I think there's two answers to that:
(a) do we even care?
(b) what spurious wakeup?
The "do we even care" quesiton is because wait_on_page_bit by
definition isn't really serializing. And I'm not even talking about
memory ordering, altough that is true too - I'm talking just
fundamentally, that by definition when we're not locking, by the time
wait_on_page_bit() returns to the caller, it could obviously have
changed again.
So I think wait_on_page_bit() is by definition not really guaranteeing
that the bit really is clear. And I don't think we have really have
cases that matter.
But if we do - say, 'fsync()' waiting for a page to wait for
writeback, where would you get spurious wakeups from?

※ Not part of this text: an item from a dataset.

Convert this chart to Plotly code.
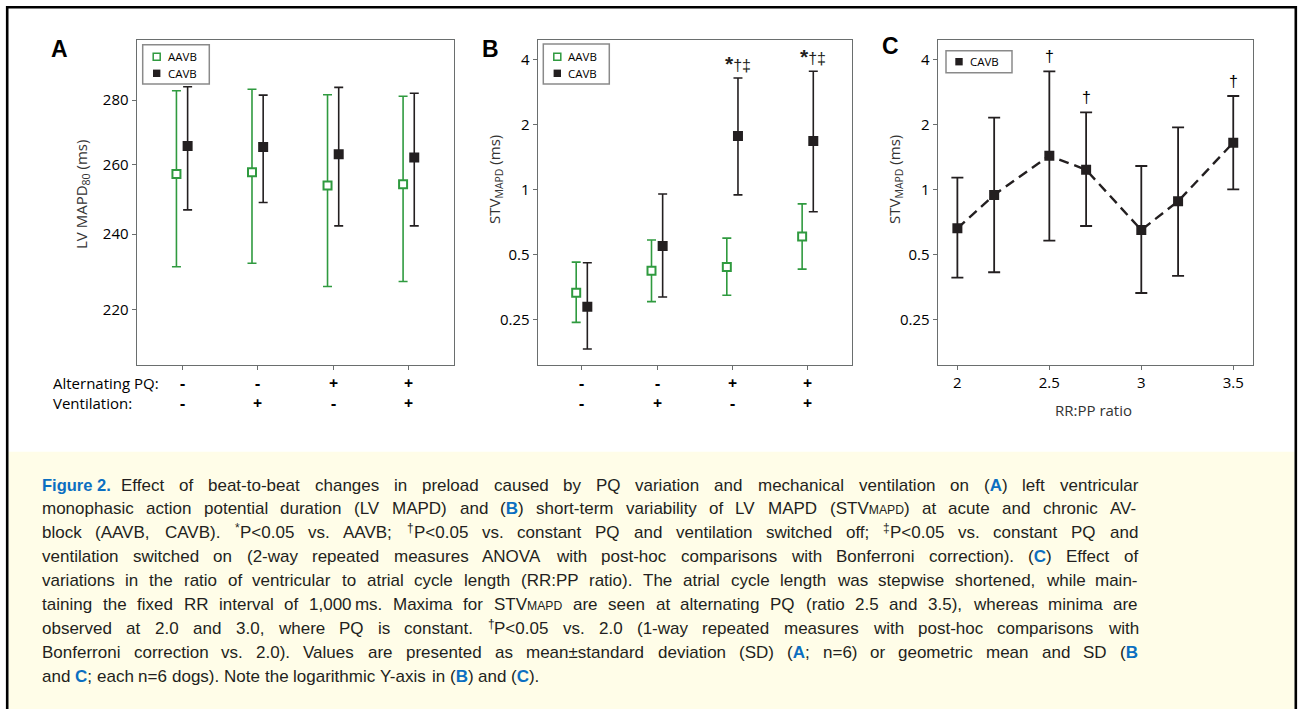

They normally
happen either when we have nested waiting (eg a page fault happens
while we have other wait queues active), and I'm not seeing that being
an issue here.
That said, I do think we might want to perhaps make a "careful" vs
"just wait a bit" version of this if the patch works out.

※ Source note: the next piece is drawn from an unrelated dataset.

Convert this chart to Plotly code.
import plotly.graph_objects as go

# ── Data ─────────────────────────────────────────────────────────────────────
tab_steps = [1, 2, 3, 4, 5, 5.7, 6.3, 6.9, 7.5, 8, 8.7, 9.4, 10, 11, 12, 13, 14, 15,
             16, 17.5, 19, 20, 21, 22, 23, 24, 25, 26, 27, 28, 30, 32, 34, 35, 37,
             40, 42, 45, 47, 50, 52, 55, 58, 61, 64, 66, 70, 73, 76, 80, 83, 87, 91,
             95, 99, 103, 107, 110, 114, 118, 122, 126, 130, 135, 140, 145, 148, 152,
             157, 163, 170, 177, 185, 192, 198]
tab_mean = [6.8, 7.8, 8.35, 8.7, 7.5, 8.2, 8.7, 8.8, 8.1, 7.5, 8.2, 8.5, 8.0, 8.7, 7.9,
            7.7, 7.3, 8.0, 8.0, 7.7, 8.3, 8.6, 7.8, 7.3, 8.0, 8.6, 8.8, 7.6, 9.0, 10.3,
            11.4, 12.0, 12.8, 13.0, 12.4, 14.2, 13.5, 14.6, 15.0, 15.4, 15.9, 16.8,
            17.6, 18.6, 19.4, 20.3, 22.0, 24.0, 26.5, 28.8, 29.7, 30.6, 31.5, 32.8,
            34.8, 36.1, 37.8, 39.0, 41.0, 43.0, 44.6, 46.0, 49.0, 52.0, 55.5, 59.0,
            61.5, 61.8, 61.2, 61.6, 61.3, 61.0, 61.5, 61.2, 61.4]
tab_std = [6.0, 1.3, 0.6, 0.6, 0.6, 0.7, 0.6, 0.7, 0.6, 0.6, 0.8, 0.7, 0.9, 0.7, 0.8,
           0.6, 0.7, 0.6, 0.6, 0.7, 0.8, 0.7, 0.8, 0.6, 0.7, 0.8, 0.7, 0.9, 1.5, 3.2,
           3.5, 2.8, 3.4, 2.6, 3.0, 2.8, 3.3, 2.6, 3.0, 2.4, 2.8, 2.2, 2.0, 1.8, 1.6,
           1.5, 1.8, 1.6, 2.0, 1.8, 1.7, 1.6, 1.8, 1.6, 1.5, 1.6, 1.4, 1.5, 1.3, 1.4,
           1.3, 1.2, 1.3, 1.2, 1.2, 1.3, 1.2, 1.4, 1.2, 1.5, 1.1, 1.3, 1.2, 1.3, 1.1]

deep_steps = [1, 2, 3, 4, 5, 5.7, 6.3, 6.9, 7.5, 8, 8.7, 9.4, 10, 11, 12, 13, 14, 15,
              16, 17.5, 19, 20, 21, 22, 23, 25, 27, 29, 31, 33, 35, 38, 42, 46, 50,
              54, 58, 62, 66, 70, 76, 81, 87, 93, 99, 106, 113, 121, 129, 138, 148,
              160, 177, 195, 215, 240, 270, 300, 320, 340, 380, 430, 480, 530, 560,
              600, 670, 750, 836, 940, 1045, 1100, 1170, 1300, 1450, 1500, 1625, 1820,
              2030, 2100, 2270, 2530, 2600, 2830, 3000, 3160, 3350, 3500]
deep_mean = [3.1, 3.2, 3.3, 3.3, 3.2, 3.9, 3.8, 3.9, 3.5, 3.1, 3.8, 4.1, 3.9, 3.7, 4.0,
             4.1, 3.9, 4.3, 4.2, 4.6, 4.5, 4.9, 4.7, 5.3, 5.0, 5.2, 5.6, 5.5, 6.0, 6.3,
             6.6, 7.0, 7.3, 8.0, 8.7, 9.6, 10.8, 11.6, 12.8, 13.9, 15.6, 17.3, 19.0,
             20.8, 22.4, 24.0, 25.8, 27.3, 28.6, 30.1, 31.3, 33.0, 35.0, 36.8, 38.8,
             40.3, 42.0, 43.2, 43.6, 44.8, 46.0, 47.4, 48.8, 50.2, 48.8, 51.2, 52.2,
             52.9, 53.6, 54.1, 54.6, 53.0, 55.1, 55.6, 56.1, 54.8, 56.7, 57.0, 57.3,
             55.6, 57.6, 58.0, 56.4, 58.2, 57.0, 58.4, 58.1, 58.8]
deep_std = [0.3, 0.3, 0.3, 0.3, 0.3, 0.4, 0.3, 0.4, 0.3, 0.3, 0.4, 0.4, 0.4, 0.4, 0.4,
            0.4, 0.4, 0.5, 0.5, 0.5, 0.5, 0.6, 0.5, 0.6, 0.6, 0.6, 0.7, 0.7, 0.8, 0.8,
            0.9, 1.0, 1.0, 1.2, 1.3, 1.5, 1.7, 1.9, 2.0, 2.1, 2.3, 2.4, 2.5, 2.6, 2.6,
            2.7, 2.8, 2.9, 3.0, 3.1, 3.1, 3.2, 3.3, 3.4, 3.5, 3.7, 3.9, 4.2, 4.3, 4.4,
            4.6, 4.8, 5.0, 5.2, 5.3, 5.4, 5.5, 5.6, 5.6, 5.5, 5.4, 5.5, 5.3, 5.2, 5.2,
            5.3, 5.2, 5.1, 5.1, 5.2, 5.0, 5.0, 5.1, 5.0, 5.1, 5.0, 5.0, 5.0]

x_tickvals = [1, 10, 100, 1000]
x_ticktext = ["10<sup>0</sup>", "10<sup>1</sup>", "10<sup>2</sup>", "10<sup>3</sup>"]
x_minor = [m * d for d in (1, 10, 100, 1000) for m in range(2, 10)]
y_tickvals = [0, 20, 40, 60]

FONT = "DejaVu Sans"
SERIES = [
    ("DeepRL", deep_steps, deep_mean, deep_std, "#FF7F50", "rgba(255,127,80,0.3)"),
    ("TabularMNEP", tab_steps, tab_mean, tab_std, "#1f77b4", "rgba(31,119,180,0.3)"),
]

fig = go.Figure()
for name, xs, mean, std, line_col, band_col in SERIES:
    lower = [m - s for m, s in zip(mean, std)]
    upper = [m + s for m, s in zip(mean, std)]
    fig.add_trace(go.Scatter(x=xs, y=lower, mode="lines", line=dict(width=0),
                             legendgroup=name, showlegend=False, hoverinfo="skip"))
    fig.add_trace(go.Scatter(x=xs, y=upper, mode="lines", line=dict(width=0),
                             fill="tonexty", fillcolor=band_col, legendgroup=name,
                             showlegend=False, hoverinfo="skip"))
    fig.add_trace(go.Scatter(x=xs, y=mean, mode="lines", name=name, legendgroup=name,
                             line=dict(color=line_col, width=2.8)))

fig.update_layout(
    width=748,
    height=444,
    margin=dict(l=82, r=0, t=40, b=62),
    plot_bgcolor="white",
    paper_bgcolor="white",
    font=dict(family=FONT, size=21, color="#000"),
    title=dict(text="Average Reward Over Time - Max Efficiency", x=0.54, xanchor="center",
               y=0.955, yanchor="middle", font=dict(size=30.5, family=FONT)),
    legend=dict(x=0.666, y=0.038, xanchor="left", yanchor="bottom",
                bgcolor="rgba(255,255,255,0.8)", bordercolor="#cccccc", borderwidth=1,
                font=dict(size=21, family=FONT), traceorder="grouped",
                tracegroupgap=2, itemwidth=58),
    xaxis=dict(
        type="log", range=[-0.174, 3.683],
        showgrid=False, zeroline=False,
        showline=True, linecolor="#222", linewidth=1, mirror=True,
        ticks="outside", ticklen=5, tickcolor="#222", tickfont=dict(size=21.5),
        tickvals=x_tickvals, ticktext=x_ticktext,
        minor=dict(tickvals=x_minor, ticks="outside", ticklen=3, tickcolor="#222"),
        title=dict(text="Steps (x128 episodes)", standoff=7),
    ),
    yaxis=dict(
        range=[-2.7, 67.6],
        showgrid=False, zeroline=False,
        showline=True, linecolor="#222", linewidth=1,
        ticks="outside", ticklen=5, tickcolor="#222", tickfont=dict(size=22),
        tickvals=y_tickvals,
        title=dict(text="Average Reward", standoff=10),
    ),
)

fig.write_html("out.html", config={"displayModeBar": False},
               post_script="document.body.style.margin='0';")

The patch is primarily for testing this particular case. I actually
think it's probably ok in general, but maybe there really is some
special case that could have multiple wakeup sources and it needs to
see *this* particular one.
(We could perhaps handle that case by checking "is the wait-queue
empty now" instead, and just get rid of the re-arming, not break out
of the loop immediately after the io_schedule()).